Bigamy would remain a felony punishable by up to five years in prison, but the bill would amend the bigamy statute to clarify that women can be prosecuted for bigamy, too. It also specifies that one is guilty of bigamy if, knowing the other person is already married, the offender "purports to marry and cohabitates with the other person."
Current state law allows for prosecution of someone who meets one of those two criteria, and critics of it have said that means unmarried couples who live together could face prosecution.
The discussion was not on having more than one wife as much as it was on sex abuse. Rep. Mike Noel, R-Kanab, the bill's sponsor, started his presentation by accusing polygamous sects of widespread child sex trafficking. He referred to those sects as "cartels" and said he wants to give the Utah attorney general's office more power to pursue them.

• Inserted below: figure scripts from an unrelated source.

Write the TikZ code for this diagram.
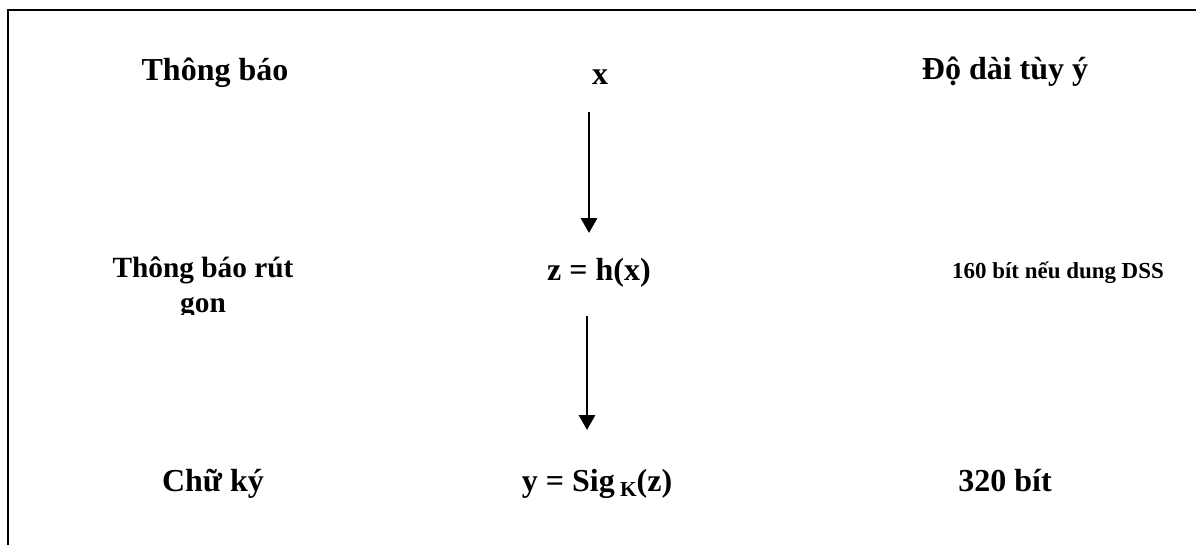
\documentclass[tikz,border=0pt]{standalone}
\usepackage{fontspec}
\setmainfont{Liberation Serif}
\usepackage{tikz}
\usetikzlibrary{arrows.meta,positioning,calc}

\begin{document}
\begin{tikzpicture}[x=0.375pt,y=-0.375pt,
  >={Triangle[length=5.6pt,width=6pt]},
  lbl/.style={anchor=base,inner sep=0pt,font=\bfseries\fontsize{12}{14}\selectfont},
  flow/.style={->,line width=1.1pt},
  frame/.style={line width=1.1pt}]

\useasboundingbox (0,0) rectangle (1196,545);

%% Open frame (top and left edges only)
\draw[frame] (8,545) -- (8,10) -- (1196,10);

%% Row 1: message
\node[lbl] (msg)  at (215,81)  {Thông báo};
\node[lbl] (x)    at (600,85)  {x};
\node[lbl] (len1) at (1005,80) {Độ dài tùy ý};

%% Row 2: digest (second line cut off as in the text box)
\begin{scope}
  \clip (100,240) rectangle (320,314);
  \node[lbl,align=center,font=\bfseries\fontsize{11}{12.8}\selectfont] (dig) at (203,312) {Thông báo rút\\gon};
\end{scope}
\node[lbl] (z)    at (599,280) {z = h(x)};
\node[lbl,font=\bfseries\fontsize{8.6}{11}\selectfont] (len2) at (1058,278) {160 bít nếu dung DSS};

%% Row 3: signature
\node[lbl] (sig)  at (213,491) {Chữ ký};
\node[lbl] (y)    at (597,491) {y = Sig\,\raisebox{-0.4ex}{\fontsize{8}{9}\selectfont K}(z)};
\node[lbl] (len3) at (1005,491) {320 bít};

%% Arrows between the rows
\coordinate (a1s) at (589,112);
\coordinate (a1e) at (589,233);
\coordinate (a2s) at (587,316);
\coordinate (a2e) at (587,430);
\draw[flow] (a1s) -- (a1e);
\draw[flow] (a2s) -- (a2e);

\end{tikzpicture}
\end{document}
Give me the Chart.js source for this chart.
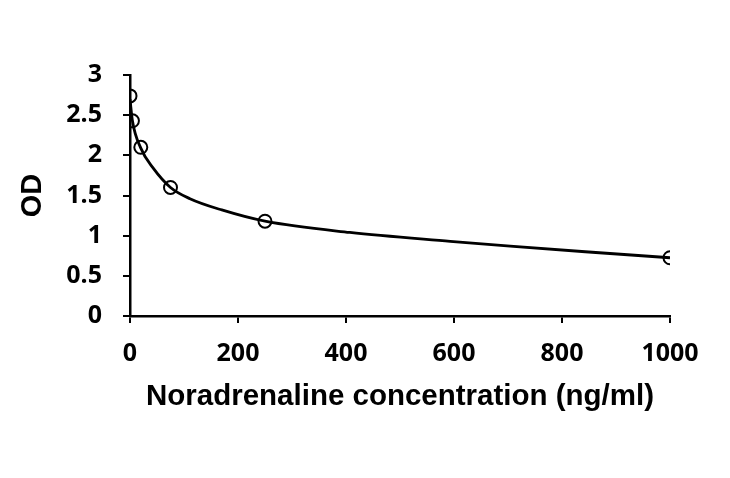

Noel also sought to pre-empt suggestions that the penalty for polygamy be lessened, saying that if any legislator wants to reduce the penalty for anything that inherently leads to sex abuse: "I would question you judgment, and I would question your character." Some legislators asked how a bill focused on bigamy would help prosecute more serious offenses.
"It seems like using the bigamy law to go after those other crimes, seems like a roundabout way," Rep. Lowry Snow said.
Narrowing the definition of bigamy, said Assistant Attorney General Parker Douglas, would prevent legal challenges like those launched by the family from "Sister Wives," but it would allow prosecutors to target the tool polygamous sects use to hold power over girls and women.
Rep. Ken Ivory had trouble with the idea of penalizing people in such marriages and not going after someone who does the same thing but doesn't purport to be married.
"If they cohabitate and the only difference is they purport to be married, that's a crime?" Ivory asked Parker.
"That's correct," Parker replied.
That answer evoked laughs from the polygamists who lined the wall, waiting for a chance to testify. They agreed that violent crime should be prosecuted but said they shouldn't all be lumped in with abusive sects.
Enoch Foster, who lives in San Juan County with two wives and soon perhaps a third he said is interested in joining the family was never abused in the polygamous household he grew up in, he said, but he was sexually abused by a member of The Church of Jesus Christ of Latter-day Saints.
"This bill does nothing but discriminate," Foster said.
One of his wives, Lillian Foster, said she did not grow up in polygamy, but in a household with alcoholism where she was abused. Friends were abused in their households, too.
"This bill doesn't help," she said. "It targets my freedom of speech. I can't say I'm married because my husband already has a wife."
Jenn Oxborrow, with the Utah Domestic Violence Coalition, opposed the bill. She said her organization has been trying to reach more domestic violence victims in plural families.
"Voting for this bill will make a serious chilling effect for survivors, especially for plural families," Oxborrow said.